LHY: Calligraphy itself is non-political. It only becomes political when people use it for political purposes. Most practitioners treat it as a hobby or a method of self-cultivation. Its popularity may have something to do with the economic gains achieved since the reform. People are no longer starving; they have time and means to pursue their hobbies. People are still young when they retire (usually between 55–60) and are full of energy. Everyone knows how to write characters, so calligraphy is not hard to learn. It’s also relatively inexpensive. The bar to enter is low, as I said earlier.
Of course, one could make a political statement with calligraphy to challenge the system. Calligraphers have indeed done so.
YCW: When and how has calligraphy been used to make political statements?
LHY: In the past, when brush writing was routine and writing a good hand was expected of all who were educated, nearly every political statement was written with brush and ink. But in modern times, calligraphy is no longer used for daily communication. When calligraphy is divorced from daily use and becomes a form of art, its practical function is limited commercial advertising and to political propaganda or protests. In the latter situations, the focus is on the message conveyed in the writing, not the writing itself. It is used because impressive calligraphy is more likely to attract attention.

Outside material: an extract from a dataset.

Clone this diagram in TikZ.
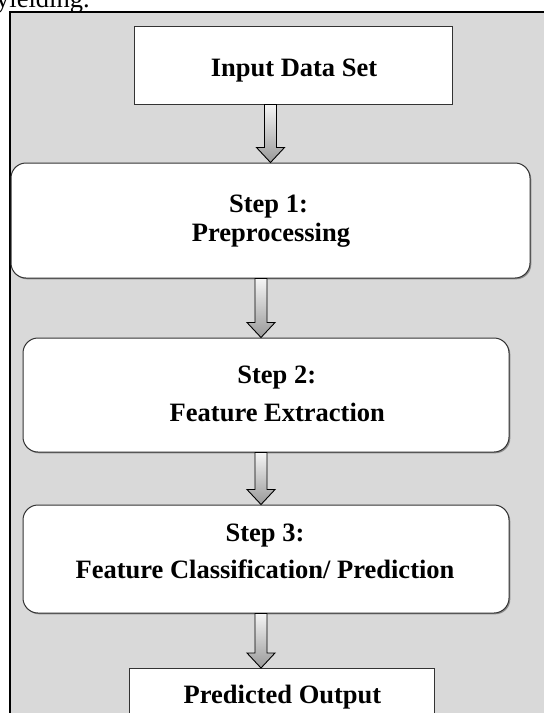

In more recent history, calligraphy played an important role in politics during the so-called April Fifth Movement. After the death of Premier Zhou Enlai on January 8, 1976, a political protest erupted and people risked their lives to congregate in Tian’anmen Square in Beijing. Starting March 30, they began to place memorial wreaths and poems in the square, and the crowd swelled on April 4, which happened to be Qingming Festival—a day for remembering the dead. People used the occasion to vent their frustration over how the country was run by Mao’s political cronies. Big posters bearing poems with veiled political messages written in calligraphy were on display, viewed, copied, and later distributed all over the country.
Today, characters written with brush appear in street protests and demonstrations, but they are often poorly written with apparently no aesthetic considerations. The difference, of course, has to do with the nature of these protests and the composition of the participants. While the 1976 movement involved intellectuals, the more recent protests are often organized by people at the bottom of the socioeconomic ladder.